Movie Review: The Homesman (2014)


"You are not socially acceptable."

THE HOMESMAN opens with a very awkward marriage proposal on the part of a woman living alone in Nebraska Territory to a man who can barely stay awake during their dinner. Mary Bee Cuddy (Hillary Swank) is a farmer in an unforgiving part of the country, eking out a fair living but unable to find anyone willing to marry her, which is beginning to cause her great distress.

Meanwhile, as winter picks up, three wives of nearby homesteaders have all gone insane. Unable to cure the women, the church of the nearest town elect Mary Bee to take the three back east across the Mississippi, where they'll be sent back to their families. Before the journey can even begin, Mary Bee runs across a man calling himself George Briggs (Tommy Lee Jones), left to die with a noose around his neck and an unsteady horse beneath him. Agreeing to help Mary Bee transport the three women back east in exchange for his life, the five of them set out into wilderness unsure of what they'll come up against.

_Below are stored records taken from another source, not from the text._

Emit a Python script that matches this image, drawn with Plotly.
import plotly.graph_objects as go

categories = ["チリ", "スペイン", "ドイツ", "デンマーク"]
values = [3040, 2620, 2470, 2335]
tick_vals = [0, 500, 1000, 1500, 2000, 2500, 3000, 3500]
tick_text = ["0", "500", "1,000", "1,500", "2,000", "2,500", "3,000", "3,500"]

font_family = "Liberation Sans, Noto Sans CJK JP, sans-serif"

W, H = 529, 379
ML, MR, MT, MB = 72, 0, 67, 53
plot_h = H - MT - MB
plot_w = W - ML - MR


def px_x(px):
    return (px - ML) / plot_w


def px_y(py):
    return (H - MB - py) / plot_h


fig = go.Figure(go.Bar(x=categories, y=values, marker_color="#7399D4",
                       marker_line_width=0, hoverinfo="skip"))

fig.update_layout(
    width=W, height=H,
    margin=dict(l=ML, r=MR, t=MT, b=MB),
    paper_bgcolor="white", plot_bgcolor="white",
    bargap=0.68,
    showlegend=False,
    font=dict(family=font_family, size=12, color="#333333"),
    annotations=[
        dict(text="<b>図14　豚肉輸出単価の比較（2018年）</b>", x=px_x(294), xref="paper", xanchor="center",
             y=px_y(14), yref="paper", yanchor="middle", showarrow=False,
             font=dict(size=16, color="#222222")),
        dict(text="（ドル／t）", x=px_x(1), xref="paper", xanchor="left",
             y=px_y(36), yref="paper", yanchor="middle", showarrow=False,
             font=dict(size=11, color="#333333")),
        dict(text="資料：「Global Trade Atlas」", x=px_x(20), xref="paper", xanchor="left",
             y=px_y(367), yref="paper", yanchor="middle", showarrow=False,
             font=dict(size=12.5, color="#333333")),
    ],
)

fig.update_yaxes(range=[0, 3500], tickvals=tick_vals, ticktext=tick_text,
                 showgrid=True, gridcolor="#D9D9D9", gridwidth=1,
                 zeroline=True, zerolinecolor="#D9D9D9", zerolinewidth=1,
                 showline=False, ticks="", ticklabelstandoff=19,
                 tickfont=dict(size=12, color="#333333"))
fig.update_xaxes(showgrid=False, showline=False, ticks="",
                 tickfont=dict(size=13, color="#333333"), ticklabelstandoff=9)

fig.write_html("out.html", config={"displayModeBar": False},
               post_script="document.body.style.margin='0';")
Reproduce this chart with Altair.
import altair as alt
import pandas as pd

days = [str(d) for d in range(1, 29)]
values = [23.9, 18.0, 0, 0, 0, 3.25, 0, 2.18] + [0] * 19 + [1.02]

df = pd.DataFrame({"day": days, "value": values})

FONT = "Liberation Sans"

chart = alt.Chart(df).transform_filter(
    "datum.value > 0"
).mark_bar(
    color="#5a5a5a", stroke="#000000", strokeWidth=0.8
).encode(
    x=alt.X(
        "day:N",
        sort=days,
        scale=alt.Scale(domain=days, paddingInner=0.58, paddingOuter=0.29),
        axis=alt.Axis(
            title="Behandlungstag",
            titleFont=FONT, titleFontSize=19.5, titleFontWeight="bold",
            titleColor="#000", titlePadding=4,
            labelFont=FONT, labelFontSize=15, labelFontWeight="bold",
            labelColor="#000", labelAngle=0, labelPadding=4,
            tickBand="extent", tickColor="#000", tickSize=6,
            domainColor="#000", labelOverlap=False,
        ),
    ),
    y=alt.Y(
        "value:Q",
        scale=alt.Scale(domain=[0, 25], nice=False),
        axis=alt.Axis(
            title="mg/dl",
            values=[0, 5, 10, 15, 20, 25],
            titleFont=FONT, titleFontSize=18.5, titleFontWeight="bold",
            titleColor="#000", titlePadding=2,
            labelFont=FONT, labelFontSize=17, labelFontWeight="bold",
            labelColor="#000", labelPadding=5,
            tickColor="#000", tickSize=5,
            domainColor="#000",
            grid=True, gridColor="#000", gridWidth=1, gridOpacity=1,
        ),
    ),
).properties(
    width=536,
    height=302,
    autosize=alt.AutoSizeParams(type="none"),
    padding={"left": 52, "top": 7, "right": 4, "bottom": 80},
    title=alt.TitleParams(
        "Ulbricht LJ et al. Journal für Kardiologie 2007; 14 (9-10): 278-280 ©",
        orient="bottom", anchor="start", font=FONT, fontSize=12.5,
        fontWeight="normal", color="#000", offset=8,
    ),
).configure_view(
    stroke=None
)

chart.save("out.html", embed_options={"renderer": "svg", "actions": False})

THE HOMESMAN, which marks Tommy Lee Jones' third film in the director's chair, is (for my money) one of the best Westerns to be made in recent years. Though Jones himself has made the claim that the film has little in common with a traditional Western aside from time and location -- and he's right -- it still fits neatly within the boundaries of a revisionist Western, with its goal of treating familiar imagery with a healthy dose of realism.

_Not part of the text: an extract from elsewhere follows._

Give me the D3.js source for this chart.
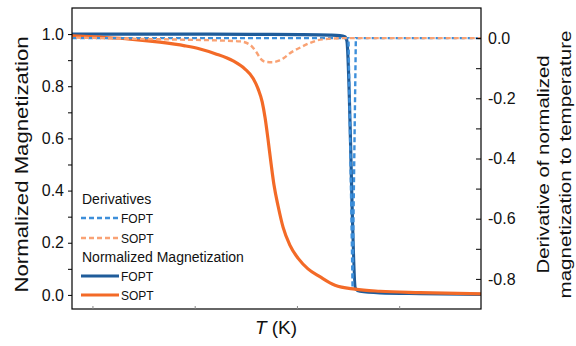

The film shines a light on the treatment and overbearing expectations of women on the frontier, and does not shy away from depicting the conditions which first impelled these three women towards insanity. Even Mary Bee, who is the overseer of the journey, finds it difficult escape the pressures of being a single woman. Though only thirty-one years old, she perceives herself as someone who is missing the train, so to speak, to becoming the wife she believes she *must* be and achieving her womanhood in the process. Although she is the one driving the wagon, she and the other three women are all on the same journey, suffering the same affliction at varying intensities. (This also makes the title of the film tragically ironic in context.)

THE HOMESMAN is a very cynical film, and very aware that the conditions that plague its main cast are not going to go away for decades. Its very premise illustrates this, kicked off by a group of men who would rather send their wives away forever than to deal with their suffering. However, it still focuses on a facet of the frontier that very rarely takes center stage in the genre. It's beautifully shot, well-written, and the cast is all around solid. Tommy Lee Jones has created a Western that meshes the aesthetics of the classics with the themes of modern cinema. It's not very optimistic, but then again the West rarely was.